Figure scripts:
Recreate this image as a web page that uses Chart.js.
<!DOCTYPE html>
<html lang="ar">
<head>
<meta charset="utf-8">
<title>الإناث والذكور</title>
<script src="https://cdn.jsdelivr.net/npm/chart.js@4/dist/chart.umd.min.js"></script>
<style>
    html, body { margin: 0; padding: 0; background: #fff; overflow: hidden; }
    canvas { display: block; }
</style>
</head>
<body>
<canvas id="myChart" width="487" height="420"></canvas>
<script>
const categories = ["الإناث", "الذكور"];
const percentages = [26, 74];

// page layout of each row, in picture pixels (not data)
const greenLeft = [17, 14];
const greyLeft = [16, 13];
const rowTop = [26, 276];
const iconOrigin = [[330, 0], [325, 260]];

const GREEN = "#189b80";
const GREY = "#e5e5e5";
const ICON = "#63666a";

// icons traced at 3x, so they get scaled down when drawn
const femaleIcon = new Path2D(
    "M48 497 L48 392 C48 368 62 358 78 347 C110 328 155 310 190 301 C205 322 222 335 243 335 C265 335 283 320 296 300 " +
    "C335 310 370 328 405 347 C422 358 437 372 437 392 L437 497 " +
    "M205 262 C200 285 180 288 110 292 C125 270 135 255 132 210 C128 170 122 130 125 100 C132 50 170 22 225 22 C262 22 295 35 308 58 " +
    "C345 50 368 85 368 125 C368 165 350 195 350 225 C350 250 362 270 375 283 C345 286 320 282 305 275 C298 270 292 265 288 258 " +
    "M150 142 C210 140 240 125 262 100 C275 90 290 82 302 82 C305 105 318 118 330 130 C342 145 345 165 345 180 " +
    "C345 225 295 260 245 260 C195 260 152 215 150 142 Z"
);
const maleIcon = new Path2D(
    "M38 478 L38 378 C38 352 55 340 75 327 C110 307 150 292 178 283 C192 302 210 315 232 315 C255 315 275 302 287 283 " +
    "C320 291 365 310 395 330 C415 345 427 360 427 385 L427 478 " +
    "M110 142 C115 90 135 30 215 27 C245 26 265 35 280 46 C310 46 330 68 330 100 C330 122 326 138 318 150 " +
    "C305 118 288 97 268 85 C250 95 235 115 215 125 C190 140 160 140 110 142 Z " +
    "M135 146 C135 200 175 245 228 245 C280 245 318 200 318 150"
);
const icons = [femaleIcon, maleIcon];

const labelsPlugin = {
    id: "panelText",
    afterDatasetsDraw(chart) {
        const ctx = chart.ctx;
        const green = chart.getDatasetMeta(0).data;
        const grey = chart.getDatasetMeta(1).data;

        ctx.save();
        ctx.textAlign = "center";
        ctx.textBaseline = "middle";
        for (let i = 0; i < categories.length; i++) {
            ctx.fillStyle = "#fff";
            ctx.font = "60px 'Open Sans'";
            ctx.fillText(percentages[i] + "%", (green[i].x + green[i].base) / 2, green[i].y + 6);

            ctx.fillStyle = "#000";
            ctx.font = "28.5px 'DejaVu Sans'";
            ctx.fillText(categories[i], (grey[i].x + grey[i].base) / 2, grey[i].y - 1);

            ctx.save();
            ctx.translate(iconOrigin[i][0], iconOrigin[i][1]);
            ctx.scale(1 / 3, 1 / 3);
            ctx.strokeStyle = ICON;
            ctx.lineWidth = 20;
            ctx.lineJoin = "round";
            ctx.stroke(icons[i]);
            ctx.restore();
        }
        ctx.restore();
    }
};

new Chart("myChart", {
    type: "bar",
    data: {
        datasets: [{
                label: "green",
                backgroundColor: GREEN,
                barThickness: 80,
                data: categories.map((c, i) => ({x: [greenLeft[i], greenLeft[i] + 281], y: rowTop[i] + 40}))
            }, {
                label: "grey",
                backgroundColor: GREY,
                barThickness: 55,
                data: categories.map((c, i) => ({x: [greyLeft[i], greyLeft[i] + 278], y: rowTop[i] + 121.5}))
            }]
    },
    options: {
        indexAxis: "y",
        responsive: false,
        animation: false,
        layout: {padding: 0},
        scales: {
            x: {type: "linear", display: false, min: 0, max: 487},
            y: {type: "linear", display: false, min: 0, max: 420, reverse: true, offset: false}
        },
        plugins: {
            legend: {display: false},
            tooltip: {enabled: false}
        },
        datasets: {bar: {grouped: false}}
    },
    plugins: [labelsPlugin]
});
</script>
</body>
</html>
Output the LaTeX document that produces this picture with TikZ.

OBJECTIVE:
Return every entry verbatim.

TASK RESULT:
Recreate this image as a web page that uses Chart.js.
<!DOCTYPE html>
<html lang="ar">
<head>
<meta charset="utf-8">
<title>الإناث والذكور</title>
<script src="https://cdn.jsdelivr.net/npm/chart.js@4/dist/chart.umd.min.js"></script>
<style>
    html, body { margin: 0; padding: 0; background: #fff; overflow: hidden; }
    canvas { display: block; }
</style>
</head>
<body>
<canvas id="myChart" width="487" height="420"></canvas>
<script>
const categories = ["الإناث", "الذكور"];
const percentages = [26, 74];

// page layout of each row, in picture pixels (not data)
const greenLeft = [17, 14];
const greyLeft = [16, 13];
const rowTop = [26, 276];
const iconOrigin = [[330, 0], [325, 260]];

const GREEN = "#189b80";
const GREY = "#e5e5e5";
const ICON = "#63666a";

// icons traced at 3x, so they get scaled down when drawn
const femaleIcon = new Path2D(
    "M48 497 L48 392 C48 368 62 358 78 347 C110 328 155 310 190 301 C205 322 222 335 243 335 C265 335 283 320 296 300 " +
    "C335 310 370 328 405 347 C422 358 437 372 437 392 L437 497 " +
    "M205 262 C200 285 180 288 110 292 C125 270 135 255 132 210 C128 170 122 130 125 100 C132 50 170 22 225 22 C262 22 295 35 308 58 " +
    "C345 50 368 85 368 125 C368 165 350 195 350 225 C350 250 362 270 375 283 C345 286 320 282 305 275 C298 270 292 265 288 258 " +
    "M150 142 C210 140 240 125 262 100 C275 90 290 82 302 82 C305 105 318 118 330 130 C342 145 345 165 345 180 " +
    "C345 225 295 260 245 260 C195 260 152 215 150 142 Z"
);
const maleIcon = new Path2D(
    "M38 478 L38 378 C38 352 55 340 75 327 C110 307 150 292 178 283 C192 302 210 315 232 315 C255 315 275 302 287 283 " +
    "C320 291 365 310 395 330 C415 345 427 360 427 385 L427 478 " +
    "M110 142 C115 90 135 30 215 27 C245 26 265 35 280 46 C310 46 330 68 330 100 C330 122 326 138 318 150 " +
    "C305 118 288 97 268 85 C250 95 235 115 215 125 C190 140 160 140 110 142 Z " +
    "M135 146 C135 200 175 245 228 245 C280 245 318 200 318 150"
);
const icons = [femaleIcon, maleIcon];

const labelsPlugin = {
    id: "panelText",
    afterDatasetsDraw(chart) {
        const ctx = chart.ctx;
        const green = chart.getDatasetMeta(0).data;
        const grey = chart.getDatasetMeta(1).data;

        ctx.save();
        ctx.textAlign = "center";
        ctx.textBaseline = "middle";
        for (let i = 0; i < categories.length; i++) {
            ctx.fillStyle = "#fff";
            ctx.font = "60px 'Open Sans'";
            ctx.fillText(percentages[i] + "%", (green[i].x + green[i].base) / 2, green[i].y + 6);

            ctx.fillStyle = "#000";
            ctx.font = "28.5px 'DejaVu Sans'";
            ctx.fillText(categories[i], (grey[i].x + grey[i].base) / 2, grey[i].y - 1);

            ctx.save();
            ctx.translate(iconOrigin[i][0], iconOrigin[i][1]);
            ctx.scale(1 / 3, 1 / 3);
            ctx.strokeStyle = ICON;
            ctx.lineWidth = 20;
            ctx.lineJoin = "round";
            ctx.stroke(icons[i]);
            ctx.restore();
        }
        ctx.restore();
    }
};

new Chart("myChart", {
    type: "bar",
    data: {
        datasets: [{
                label: "green",
                backgroundColor: GREEN,
                barThickness: 80,
                data: categories.map((c, i) => ({x: [greenLeft[i], greenLeft[i] + 281], y: rowTop[i] + 40}))
            }, {
                label: "grey",
                backgroundColor: GREY,
                barThickness: 55,
                data: categories.map((c, i) => ({x: [greyLeft[i], greyLeft[i] + 278], y: rowTop[i] + 121.5}))
            }]
    },
    options: {
        indexAxis: "y",
        responsive: false,
        animation: false,
        layout: {padding: 0},
        scales: {
            x: {type: "linear", display: false, min: 0, max: 487},
            y: {type: "linear", display: false, min: 0, max: 420, reverse: true, offset: false}
        },
        plugins: {
            legend: {display: false},
            tooltip: {enabled: false}
        },
        datasets: {bar: {grouped: false}}
    },
    plugins: [labelsPlugin]
});
</script>
</body>
</html>
Output the LaTeX document that produces this picture with TikZ.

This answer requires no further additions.